Malaya, huit ans, soixante-seize kilos. Sa mère s’obstine à la traîner chaque semaine à des réunions Weight Watchers qu’elle déteste.
Partout, son corps hors norme est montré du doigt et considéré comme un problème.
À la maison, les femmes de sa famille lui font subir une pression étouffante. Sur les bancs de son école pour riches Blancs de l’Upper East Side ou dans le Harlem tumultueux des années 1990, Malaya Clondon doit supporter les discriminations physiques et sociales.
La petite fille grandit au rythme du hip-hop sans parvenir à satisfaire la faim qui la tenaille. Il lui faut apprendre à nommer ses désirs et à défier les injonctions d’une féminité qui n’a pas été pensée pour elle.
Big Girl est le roman de sa victoire.


Big Girl est resté un moment dans ma liseuse. Je regardais l’ouvrage avec inquiétude par rapport aux sujets qu’il aborde : grossophobie, racisme, queerness… les injonctions de la société sur une petite fille de huit ans.

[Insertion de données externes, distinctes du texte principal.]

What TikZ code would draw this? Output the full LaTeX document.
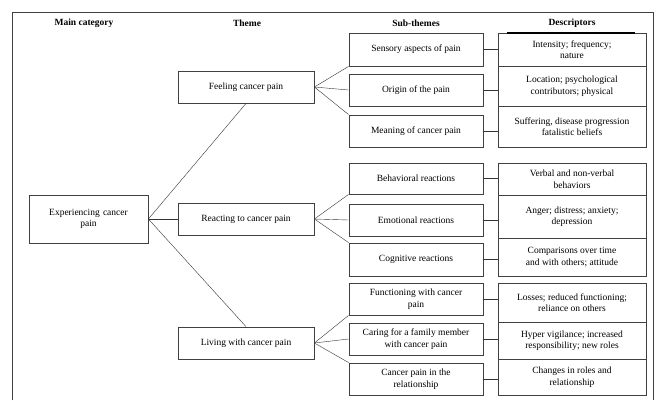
\documentclass[tikz,border=0pt]{standalone}
\usepackage{fontspec}
\setmainfont{Liberation Serif}
\usetikzlibrary{positioning}

\tikzset{
  box/.style={draw=black!75, thick, align=center, inner sep=1pt, font=\fontsize{9.5}{11.5}\selectfont},
  head/.style={font=\fontsize{9.5}{11.5}\selectfont\bfseries},
  link/.style={draw=black!80, thin}
}

\begin{document}
\begin{tikzpicture}[x=1pt,y=-1pt]
        \useasboundingbox (0,0) rectangle (659,400);
        % frame
        \draw[black!75, line width=1pt] (12,400) -- (12,12) -- (653,12) -- (653,400);
        % headers
        \node[head] (hmain) at (84,23) {Main category};
        \node[head] (htheme) at (247,23) {Theme};
        \node[head] (hsub) at (416,23) {Sub-themes};
        \node[head] (hdesc) at (572,23) {Descriptors};
        % main category
        \node[box, minimum width=119pt, minimum height=48pt, text width=112pt] (main) at (88.5,219) {Experiencing cancer\\pain};
        % themes
        \node[box, minimum width=136pt, minimum height=32pt] (feel) at (246,87) {Feeling cancer pain};
        \node[box, minimum width=136pt, minimum height=32pt] (react) at (246,219) {Reacting to cancer pain};
        \node[box, minimum width=136pt, minimum height=32pt] (live) at (246,343) {Living with cancer pain};
        % sub-themes
        \node[box, minimum width=134pt, minimum height=33pt] (sens) at (416,49.5) {Sensory aspects of pain};
        \node[box, minimum width=134pt, minimum height=32pt] (orig) at (416,90) {Origin of the pain};
        \node[box, minimum width=134pt, minimum height=32pt] (mean) at (416,131) {Meaning of cancer pain};
        \node[box, minimum width=134pt, minimum height=31pt] (behav) at (416,178.5) {Behavioral reactions};
        \node[box, minimum width=134pt, minimum height=32pt] (emot) at (416,220) {Emotional reactions};
        \node[box, minimum width=134pt, minimum height=33pt] (cogn) at (416,259.5) {Cognitive reactions};
        \node[box, minimum width=134pt, minimum height=32pt] (func) at (416,299) {Functioning with cancer\\pain};
        \node[box, minimum width=134pt, minimum height=32pt] (care) at (416,339) {Caring for a family member\\with cancer pain};
        \node[box, minimum width=134pt, minimum height=32pt] (rel) at (416,379) {Cancer pain in the\\relationship};
        % descriptors
        \node[box, minimum width=148pt, minimum height=33pt] (intens) at (572,49.5) {Intensity; frequency;\\nature};
        \node[box, minimum width=148pt, minimum height=40pt] (locat) at (572,86) {Location; psychological\\contributors; physical};
        \node[box, minimum width=148pt, minimum height=41pt] (suffer) at (572,126.5) {Suffering, disease progression\\fatalistic beliefs};
        \node[box, minimum width=148pt, minimum height=32pt] (verbal) at (572,179) {Verbal and non-verbal\\behaviors};
        \node[box, minimum width=148pt, minimum height=43pt] (anger) at (572,216.5) {Anger; distress; anxiety;\\depression};
        \node[box, minimum width=148pt, minimum height=38pt] (compar) at (572,257) {Comparisons over time\\and with others; attitude};
        \node[box, minimum width=148pt, minimum height=39pt] (losses) at (572,302.5) {Losses; reduced functioning;\\reliance on others};
        \node[box, minimum width=148pt, minimum height=37pt] (hyper) at (572,340.5) {Hyper vigilance; increased\\responsibility; new roles};
        \node[box, minimum width=148pt, minimum height=36pt] (roles) at (572,377) {Changes in roles and\\relationship};
        \draw[line width=1.4pt] (507,33) -- (635,33);
        % main to themes
        \draw[link] (main.east) -- (feel.south);
        \draw[link] (main.east) -- (react.west);
        \draw[link] (main.east) -- (live.north);
        % themes to sub-themes
        \draw[link] (feel.east) -- (sens.south west);
        \draw[link] (feel.east) -- (orig.west);
        \draw[link] (feel.east) -- (mean.north west);
        \draw[link] (react.east) -- (behav.south west);
        \draw[link] (react.east) -- (emot.west);
        \draw[link] (react.east) -- (cogn.north west);
        \draw[link] (live.east) -- (func.south west);
        \draw[link] (live.east) -- (care.west);
        \draw[link] (live.east) -- (rel.north west);
        % sub-themes to descriptors
        \foreach \s/\d in {sens/intens, orig/locat, mean/suffer, behav/verbal, emot/anger, cogn/compar, func/losses, care/hyper, rel/roles}
          \draw[link] (\s.east) -- (\s.east -| \d.west);
\end{tikzpicture}
\end{document}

Il est donc aisé de dire que Big Girl n’est pas un livre facile, doux et léger. Non, il est lourd, lourd comme les kilos de Malaya, ces kilos qu’elle ignore le plus souvent mais qui sont perpétuellement mis sur le devant de la scène par sa mère, ses camarades, sa faim et la société. Dans les années quatre-vingt dix, les mannequins et les femmes sur les magazines sont toutes fines et sveltes, sans pet de graisse. Et ces femmes, qui plus est, sont rarement voire jamais noires.
Attention de ne pas se perdre : ce n’est pas le poids de notre narratrice qui est remise en cause dans Big Girl. Ce sont le regard des autres, les injonctions et toutes ces choses qui font mal, surtout à une enfant de huit ans. Malaya est vue comme une gamine noire en obésité morbide. Pas juste une gamine, comme elle devrait l’être. Évidemment, la question de sa santé est soulevée mais l’esthétique allait et va toujours en premier en premier lorsqu’il s’agit des gros. Ou pire : un cas d’école et d’étude pour un by-pass, nouveauté de l’époque.

Tout le roman est vu par ce prisme là : le poids. Et justement, c’est dur pour le lecteur. C’est dur pour nous car la souffrance de Malaya est complètement mise de côté. Des kilos et des kilos, elle n’est que ça selon les autres. Mais c’est faux, le poids empêche personne de vivre, encore moins une enfant. Elle grandit, Malaya, elle réussit à dire non, à se défendre, à se trouver un groupe d’amis, à tester sa sexualité. Plus les pages se tournent et plus les cycles du livre avancent, plus Malaya arrive à prendre en mains sa destinée. Rien n’est facile, encore moins lorsqu’on est une femme, noire, grosse, queer. Des quartiers.
Big Girl parle de l’entourage, de comment ce dernier peut être étouffant et porter avec lui les stigmas de la société. Ce roman parle de gentrification, de la douleur des populations noires qui se bâtissent des safe-places et les voir se faire détruire pour le capitalisme.

Big Girl est, d’une certaine manière malgré ses sujets difficiles, un roman qui fait du bien. Il fait du bien, parce qu’ils montrent aux gros qu’on est finalement pas si seuls que ça. Il fait du bien parce que c’est un roman écrit par une femme noire, concernée. C’est une lecture nécessaire.